Consumption of the result with a Writer, Const, Reader, update monads, all benefit rather disproportionally. The Const case in particular is relevant as it basically shows how we'd foldMap and it and the writer case bring in every Monoid as something that can be folded over optimally. In general the idea of randomly inducing a bias here ensure that nothing smart can be done by the consumer. You enforce worst-case asymptotic behavior by losing sharing.
One option to compromise might be to look at a way that RULES can try out the biased association and then write back if it doesn't fuse away?
Or even simpler, add RULES to rewrite the IO / ST cases into the biased form. We provably get no benefit from the tree for that style of effect and can't observe the difference in associativity for these concrete cases.

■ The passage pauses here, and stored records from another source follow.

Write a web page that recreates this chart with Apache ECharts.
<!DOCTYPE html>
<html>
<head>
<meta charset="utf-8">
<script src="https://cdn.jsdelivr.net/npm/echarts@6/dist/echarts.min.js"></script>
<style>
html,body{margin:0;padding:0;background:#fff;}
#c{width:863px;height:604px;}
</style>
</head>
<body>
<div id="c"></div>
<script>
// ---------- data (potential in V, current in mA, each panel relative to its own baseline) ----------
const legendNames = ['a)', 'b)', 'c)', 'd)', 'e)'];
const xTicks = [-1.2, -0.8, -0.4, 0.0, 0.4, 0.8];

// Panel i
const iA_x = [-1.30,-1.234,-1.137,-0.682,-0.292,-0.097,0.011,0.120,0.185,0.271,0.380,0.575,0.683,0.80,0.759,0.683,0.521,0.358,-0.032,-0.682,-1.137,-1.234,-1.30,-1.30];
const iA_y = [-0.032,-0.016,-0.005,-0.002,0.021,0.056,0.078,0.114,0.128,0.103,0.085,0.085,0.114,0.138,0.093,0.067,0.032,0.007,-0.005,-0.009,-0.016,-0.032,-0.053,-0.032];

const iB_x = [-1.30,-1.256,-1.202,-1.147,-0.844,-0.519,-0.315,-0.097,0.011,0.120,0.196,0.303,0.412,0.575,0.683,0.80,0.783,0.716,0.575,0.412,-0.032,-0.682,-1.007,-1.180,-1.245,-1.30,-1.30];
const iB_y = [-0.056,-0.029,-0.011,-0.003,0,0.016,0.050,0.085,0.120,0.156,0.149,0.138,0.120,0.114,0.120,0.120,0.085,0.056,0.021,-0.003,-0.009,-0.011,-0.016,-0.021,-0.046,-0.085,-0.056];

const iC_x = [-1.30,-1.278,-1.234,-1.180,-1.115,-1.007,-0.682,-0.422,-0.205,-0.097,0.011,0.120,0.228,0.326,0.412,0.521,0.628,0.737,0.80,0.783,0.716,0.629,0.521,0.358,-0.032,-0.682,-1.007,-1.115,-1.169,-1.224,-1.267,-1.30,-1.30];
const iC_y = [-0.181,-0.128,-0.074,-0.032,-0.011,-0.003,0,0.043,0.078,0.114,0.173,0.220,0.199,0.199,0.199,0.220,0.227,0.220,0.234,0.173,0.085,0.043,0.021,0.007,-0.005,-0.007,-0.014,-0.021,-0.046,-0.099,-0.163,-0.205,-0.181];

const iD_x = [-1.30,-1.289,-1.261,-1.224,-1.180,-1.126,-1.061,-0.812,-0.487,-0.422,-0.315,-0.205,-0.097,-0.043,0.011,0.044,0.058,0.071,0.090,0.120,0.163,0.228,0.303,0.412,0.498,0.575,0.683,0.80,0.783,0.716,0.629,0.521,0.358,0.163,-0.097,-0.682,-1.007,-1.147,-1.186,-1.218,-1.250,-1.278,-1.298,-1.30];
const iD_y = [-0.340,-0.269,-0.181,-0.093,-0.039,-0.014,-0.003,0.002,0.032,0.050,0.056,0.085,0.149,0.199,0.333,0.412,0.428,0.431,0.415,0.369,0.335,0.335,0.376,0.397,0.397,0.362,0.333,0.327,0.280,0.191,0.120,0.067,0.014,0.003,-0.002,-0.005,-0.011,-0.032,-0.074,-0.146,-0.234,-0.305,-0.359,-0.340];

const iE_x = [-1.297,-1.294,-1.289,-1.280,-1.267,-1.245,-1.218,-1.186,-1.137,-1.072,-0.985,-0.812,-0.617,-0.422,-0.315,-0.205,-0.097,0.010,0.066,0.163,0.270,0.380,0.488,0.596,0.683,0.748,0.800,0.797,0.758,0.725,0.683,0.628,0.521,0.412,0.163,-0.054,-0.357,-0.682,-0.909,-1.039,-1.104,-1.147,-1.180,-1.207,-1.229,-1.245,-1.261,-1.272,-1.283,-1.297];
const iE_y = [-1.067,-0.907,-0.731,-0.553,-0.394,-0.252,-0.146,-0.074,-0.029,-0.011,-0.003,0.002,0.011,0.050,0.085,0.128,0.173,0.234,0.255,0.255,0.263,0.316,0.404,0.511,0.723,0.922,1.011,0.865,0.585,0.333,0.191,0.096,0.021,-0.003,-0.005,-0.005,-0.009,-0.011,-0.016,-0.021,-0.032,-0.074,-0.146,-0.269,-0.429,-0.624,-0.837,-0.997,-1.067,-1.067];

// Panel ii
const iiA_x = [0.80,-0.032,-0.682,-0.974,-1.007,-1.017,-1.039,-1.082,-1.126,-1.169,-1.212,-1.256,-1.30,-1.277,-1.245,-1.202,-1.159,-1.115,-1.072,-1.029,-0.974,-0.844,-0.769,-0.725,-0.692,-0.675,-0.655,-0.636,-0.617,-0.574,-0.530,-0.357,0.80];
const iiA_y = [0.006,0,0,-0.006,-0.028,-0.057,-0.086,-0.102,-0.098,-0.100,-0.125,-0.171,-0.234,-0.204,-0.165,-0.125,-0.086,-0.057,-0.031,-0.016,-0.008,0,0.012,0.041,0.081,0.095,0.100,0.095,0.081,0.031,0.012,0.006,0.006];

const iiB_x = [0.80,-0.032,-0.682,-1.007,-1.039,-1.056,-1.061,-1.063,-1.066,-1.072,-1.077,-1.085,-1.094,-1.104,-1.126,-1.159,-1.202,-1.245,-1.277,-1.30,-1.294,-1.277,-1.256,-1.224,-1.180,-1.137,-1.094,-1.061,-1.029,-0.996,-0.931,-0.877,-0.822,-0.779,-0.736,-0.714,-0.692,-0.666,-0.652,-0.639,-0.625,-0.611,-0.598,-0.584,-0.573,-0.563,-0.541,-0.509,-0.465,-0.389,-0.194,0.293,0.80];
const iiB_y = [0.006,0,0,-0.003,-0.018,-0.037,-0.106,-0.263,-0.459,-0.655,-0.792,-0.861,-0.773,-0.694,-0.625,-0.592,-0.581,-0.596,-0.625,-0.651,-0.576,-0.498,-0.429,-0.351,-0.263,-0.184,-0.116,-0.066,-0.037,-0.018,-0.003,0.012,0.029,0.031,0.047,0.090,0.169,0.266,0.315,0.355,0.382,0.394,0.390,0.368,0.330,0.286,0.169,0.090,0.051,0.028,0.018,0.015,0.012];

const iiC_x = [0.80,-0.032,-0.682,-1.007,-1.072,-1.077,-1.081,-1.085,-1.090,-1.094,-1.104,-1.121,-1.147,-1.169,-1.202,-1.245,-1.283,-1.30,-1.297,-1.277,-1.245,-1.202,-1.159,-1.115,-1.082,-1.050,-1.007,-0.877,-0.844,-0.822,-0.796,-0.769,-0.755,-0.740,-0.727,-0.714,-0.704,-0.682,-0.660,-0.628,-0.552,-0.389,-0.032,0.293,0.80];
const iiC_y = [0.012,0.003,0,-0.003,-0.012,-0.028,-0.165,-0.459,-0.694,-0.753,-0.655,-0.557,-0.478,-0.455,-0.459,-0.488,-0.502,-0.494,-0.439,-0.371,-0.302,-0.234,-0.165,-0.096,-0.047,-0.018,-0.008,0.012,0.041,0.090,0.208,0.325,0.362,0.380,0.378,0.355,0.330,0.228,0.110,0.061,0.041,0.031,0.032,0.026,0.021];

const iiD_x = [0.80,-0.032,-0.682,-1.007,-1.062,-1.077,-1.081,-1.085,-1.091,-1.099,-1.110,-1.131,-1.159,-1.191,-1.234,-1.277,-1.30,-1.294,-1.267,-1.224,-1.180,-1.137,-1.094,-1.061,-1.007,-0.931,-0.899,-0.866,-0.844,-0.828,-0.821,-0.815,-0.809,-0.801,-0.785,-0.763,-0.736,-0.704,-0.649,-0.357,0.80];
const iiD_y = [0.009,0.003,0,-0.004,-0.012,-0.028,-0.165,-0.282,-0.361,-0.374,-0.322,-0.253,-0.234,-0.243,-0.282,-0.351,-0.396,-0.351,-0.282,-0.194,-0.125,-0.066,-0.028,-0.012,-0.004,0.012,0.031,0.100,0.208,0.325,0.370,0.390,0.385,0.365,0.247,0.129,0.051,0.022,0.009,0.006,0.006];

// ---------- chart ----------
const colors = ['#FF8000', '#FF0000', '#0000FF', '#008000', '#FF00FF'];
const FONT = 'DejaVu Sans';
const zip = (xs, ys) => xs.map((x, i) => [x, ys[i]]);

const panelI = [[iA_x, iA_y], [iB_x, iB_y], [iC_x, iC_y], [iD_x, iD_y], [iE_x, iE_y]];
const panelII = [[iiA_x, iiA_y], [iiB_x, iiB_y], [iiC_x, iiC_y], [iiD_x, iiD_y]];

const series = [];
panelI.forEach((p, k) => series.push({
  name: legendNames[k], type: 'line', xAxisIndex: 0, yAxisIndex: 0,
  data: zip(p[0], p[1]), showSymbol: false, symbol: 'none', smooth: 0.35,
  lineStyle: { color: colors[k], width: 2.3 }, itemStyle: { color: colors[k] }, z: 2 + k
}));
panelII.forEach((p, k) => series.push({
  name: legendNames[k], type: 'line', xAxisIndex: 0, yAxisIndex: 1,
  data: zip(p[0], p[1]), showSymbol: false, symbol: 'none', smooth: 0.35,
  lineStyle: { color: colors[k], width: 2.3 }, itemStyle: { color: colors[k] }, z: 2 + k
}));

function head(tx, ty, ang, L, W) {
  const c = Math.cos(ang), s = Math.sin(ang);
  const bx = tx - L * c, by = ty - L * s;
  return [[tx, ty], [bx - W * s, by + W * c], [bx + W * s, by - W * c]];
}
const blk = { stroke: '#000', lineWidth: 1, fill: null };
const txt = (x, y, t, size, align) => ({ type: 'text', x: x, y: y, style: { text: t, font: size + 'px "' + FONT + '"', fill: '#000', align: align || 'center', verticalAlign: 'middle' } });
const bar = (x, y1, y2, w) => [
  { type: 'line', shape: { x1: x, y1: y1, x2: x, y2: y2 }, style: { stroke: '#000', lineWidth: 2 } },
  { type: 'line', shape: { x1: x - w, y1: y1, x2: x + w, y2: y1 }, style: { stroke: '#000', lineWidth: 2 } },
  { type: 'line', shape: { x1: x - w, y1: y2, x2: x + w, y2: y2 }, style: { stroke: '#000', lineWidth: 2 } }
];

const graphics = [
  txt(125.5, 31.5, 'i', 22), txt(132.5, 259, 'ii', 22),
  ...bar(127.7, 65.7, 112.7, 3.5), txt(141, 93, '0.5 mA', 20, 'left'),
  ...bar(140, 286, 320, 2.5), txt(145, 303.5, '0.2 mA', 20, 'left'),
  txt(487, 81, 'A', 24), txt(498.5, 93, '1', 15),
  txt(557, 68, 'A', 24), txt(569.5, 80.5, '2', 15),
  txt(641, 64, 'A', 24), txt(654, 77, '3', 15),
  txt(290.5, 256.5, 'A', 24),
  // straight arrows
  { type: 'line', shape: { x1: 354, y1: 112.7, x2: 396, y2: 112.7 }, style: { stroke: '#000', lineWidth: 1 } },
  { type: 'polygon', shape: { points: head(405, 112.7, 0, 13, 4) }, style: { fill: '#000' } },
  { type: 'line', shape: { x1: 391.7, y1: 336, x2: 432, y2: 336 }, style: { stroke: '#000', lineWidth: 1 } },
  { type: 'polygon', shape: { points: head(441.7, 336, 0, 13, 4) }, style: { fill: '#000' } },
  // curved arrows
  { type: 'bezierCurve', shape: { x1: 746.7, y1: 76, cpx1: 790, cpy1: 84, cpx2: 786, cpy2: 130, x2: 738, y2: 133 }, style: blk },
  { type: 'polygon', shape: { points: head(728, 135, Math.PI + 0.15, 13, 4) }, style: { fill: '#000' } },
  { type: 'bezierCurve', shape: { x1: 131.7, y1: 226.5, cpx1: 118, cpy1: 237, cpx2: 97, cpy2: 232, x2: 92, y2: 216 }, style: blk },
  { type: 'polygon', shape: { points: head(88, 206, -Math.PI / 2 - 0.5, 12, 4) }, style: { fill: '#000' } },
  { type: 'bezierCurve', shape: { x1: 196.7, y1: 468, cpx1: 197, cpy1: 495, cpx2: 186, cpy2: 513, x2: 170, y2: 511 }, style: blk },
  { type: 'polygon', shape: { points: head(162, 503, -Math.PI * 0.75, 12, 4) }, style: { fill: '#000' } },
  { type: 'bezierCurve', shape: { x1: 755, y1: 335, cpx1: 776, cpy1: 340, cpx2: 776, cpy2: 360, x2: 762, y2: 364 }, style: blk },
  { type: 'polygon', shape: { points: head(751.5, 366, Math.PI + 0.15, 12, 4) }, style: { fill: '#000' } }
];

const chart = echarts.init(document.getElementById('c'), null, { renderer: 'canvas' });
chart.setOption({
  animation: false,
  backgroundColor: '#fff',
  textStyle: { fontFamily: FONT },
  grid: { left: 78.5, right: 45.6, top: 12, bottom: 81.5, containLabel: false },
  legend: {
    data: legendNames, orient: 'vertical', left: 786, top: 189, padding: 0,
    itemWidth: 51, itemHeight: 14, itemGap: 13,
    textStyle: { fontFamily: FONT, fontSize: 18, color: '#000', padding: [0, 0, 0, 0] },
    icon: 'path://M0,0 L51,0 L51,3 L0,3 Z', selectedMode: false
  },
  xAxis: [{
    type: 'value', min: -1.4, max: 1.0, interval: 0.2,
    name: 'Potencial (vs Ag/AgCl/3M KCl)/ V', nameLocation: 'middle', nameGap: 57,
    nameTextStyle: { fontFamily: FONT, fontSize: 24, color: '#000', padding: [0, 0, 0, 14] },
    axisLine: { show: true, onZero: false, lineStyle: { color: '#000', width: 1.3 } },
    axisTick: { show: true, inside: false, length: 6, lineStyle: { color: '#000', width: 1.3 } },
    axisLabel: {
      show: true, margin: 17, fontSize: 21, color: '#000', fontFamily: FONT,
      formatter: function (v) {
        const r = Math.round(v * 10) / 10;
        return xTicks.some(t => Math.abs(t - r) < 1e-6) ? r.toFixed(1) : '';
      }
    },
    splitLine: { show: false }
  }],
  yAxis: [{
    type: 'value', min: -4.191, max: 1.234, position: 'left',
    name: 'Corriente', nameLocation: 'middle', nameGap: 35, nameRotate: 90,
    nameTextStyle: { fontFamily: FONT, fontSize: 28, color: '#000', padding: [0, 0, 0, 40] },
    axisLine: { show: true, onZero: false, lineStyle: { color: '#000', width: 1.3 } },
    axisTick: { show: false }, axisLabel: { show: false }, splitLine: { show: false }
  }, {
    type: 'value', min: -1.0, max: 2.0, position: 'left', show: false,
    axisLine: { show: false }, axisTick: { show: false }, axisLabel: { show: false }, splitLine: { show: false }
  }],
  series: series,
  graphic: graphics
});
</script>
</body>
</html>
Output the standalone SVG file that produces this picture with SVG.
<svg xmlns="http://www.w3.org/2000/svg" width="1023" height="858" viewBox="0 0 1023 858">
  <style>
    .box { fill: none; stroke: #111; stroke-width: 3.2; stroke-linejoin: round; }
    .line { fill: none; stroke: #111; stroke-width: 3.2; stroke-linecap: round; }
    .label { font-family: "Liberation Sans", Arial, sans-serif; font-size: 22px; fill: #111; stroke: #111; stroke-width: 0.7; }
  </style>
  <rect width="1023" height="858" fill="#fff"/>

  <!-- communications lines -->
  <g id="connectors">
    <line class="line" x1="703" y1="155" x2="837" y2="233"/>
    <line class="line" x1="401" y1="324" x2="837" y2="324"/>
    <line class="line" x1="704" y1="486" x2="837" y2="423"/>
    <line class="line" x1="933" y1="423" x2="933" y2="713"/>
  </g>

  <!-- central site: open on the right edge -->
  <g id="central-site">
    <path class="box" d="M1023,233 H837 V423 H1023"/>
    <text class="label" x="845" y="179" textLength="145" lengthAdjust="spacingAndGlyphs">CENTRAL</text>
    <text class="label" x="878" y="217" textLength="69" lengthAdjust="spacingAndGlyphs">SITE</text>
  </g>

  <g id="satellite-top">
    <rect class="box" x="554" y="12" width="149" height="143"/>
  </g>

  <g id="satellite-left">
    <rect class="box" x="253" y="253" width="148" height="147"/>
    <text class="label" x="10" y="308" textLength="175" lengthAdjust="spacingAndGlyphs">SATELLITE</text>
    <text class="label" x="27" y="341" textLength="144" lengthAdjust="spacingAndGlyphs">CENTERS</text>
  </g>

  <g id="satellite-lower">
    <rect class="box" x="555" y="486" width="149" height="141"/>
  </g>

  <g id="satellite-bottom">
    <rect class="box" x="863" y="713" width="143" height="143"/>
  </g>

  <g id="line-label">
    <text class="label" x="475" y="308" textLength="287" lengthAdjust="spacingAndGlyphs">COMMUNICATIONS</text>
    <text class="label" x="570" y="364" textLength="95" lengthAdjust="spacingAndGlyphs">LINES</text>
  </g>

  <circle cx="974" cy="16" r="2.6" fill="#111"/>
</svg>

As you note basically any transformer is going to have enough overhead to swamp this concern, so it is really only those sorts of things that are problematic.
I was too tired when I wrote that remark, so I forgot about transformers. StateT u (ST s) actually is a perfectly beautiful target for replicateM_. With the current definition, that *can* be unboxed, allowing for some serious vector crunching. I think your version should be in the library; I just think it should have a new name.
I would be worried about not just IO but also some kind of structure that is intended to be produced and consumed in a streaming fashion, in O(1) space. Seems like that could blow up space usage arbitrarily with a repeated-squaring implementation.
Including separate versions that use repeated squaring would make more sense (if we should include them at all; the use cases seem obscure and anyone can (already) just provide them in a package outside base).